Perception is the process by which people are aware of objects and events in the external world. Perception occurs in five stages:
Stimulation - The world is full of stimuli that can attract our attention through various senses. Stimulation includes selective attention and selective exposure. As we are not able to perceive everything that is happening around us simultaneously, we tend to engage in selective perception.
Organization - The capacity to identify and recognize objects and events is crucial for normal perception. Perception is organized by rules, schemata, and scripts. People develop schemata from actual experiences as well as vicarious experience from daily activities.
Interpretation/Evaluation - This stage is the process of interpreting stimuli according to an individual’s experiences, needs, wants, values, expectations, physical and emotional state, gender and beliefs based on an individual’s rules, schemata and scripts.

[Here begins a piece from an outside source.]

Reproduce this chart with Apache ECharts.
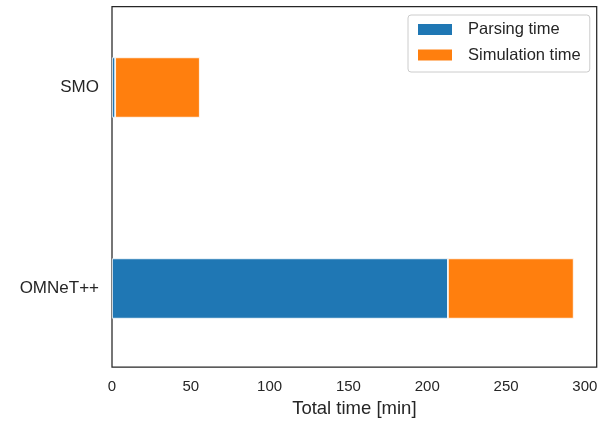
<!DOCTYPE html>
<html>
<head>
<meta charset="utf-8">
<style>
  html, body { margin: 0; padding: 0; background: #fff; overflow: hidden; }
  /* the canvas starts a little above the page so the row bands can reach past the frame */
  #chart { position: absolute; left: 0; top: -13px; width: 608px; height: 436px; }
</style>
<script src="https://cdn.jsdelivr.net/npm/echarts@6/dist/echarts.min.js"></script>
</head>
<body>
<div id="chart"></div>
<script>
// Tools compared, top to bottom
const tools = ['SMO', 'OMNeT++'];
// Minutes spent in each phase, per tool
const parsingTime = [2.0, 213.1];
const simulationTime = [53.7, 79.8];
const seriesNames = ['Parsing time', 'Simulation time'];
const xTicks = [0, 50, 100, 150, 200, 250, 300];

const xMax = 307.5;
const FONT = '"Liberation Sans", Arial, sans-serif';
const TEXT = '#262626';
const SHIFT = 13; // canvas offset above the page

const chart = echarts.init(document.getElementById('chart'), null, { renderer: 'canvas' });

const hiddenX = {
  type: 'value', min: 0, max: xMax, interval: 50,
  axisLine: { show: false }, axisTick: { show: false },
  axisLabel: { show: false }, splitLine: { show: false }
};

chart.setOption({
  animation: false,
  backgroundColor: '#fff',
  grid: [
    // framed plot area carrying the time axis
    { left: 112, right: 11.3, top: 6.5 + SHIFT, bottom: 55, show: true,
      borderColor: TEXT, borderWidth: 1.25, backgroundColor: 'transparent' },
    // band layout for the two tool rows
    { left: 112, right: 11.3, top: 0, height: 402 }
  ],
  legend: {
    orient: 'vertical',
    left: 408, top: 15 + SHIFT,
    data: seriesNames,
    icon: 'rect',
    itemWidth: 36, itemHeight: 13, itemGap: 8.5,
    padding: [6, 9, 8.5, 8],
    backgroundColor: '#fff',
    borderColor: '#cccccc', borderWidth: 1, borderRadius: 3,
    textStyle: { fontFamily: FONT, fontSize: 16.5, color: TEXT, padding: [0, 0, 0, 10] }
  },
  xAxis: [
    {
      gridIndex: 0, type: 'value', min: 0, max: xMax, interval: 50,
      name: 'Total time [min]', nameLocation: 'middle', nameGap: 31,
      nameTextStyle: { fontFamily: FONT, fontSize: 18.5, color: TEXT },
      axisLine: { show: false }, axisTick: { show: false }, splitLine: { show: false },
      axisLabel: {
        fontFamily: FONT, fontSize: 15, color: TEXT, margin: 12,
        showMaxLabel: false,
        formatter: v => (xTicks.includes(v) ? String(v) : '')
      }
    },
    Object.assign({ gridIndex: 1 }, hiddenX)
  ],
  yAxis: [
    { gridIndex: 0, type: 'value', show: false },
    {
      gridIndex: 1, type: 'category', data: tools, inverse: true,
      axisLine: { show: false }, axisTick: { show: false }, splitLine: { show: false },
      axisLabel: { fontFamily: FONT, fontSize: 17, color: TEXT, margin: 13 }
    }
  ],
  series: [
    {
      name: seriesNames[0], type: 'bar', stack: 'total',
      xAxisIndex: 1, yAxisIndex: 1, barWidth: '30%',
      data: parsingTime,
      itemStyle: { color: '#1f77b4', borderColor: '#ffffff', borderWidth: 0.8 }
    },
    {
      name: seriesNames[1], type: 'bar', stack: 'total',
      xAxisIndex: 1, yAxisIndex: 1, barWidth: '30%',
      data: simulationTime,
      itemStyle: { color: '#ff7f0e', borderColor: '#ffffff', borderWidth: 0.8 }
    }
  ]
});
</script>
</body>
</html>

Memory - It is the storage of both perception and interpretation/evaluation that are kept according to scripts and schemas. Events or experiences are not the objective of recollection but are more likely heavily influenced by an individual’s preconceptions and schemata.
Recall - After some time, an individual can access their stored memories to recall certain information. This stage reconstructs what an individual has seen or heard in a meaningful way. Recall information regularly contradicts one’s schema because it forces an individual to think or even rethink.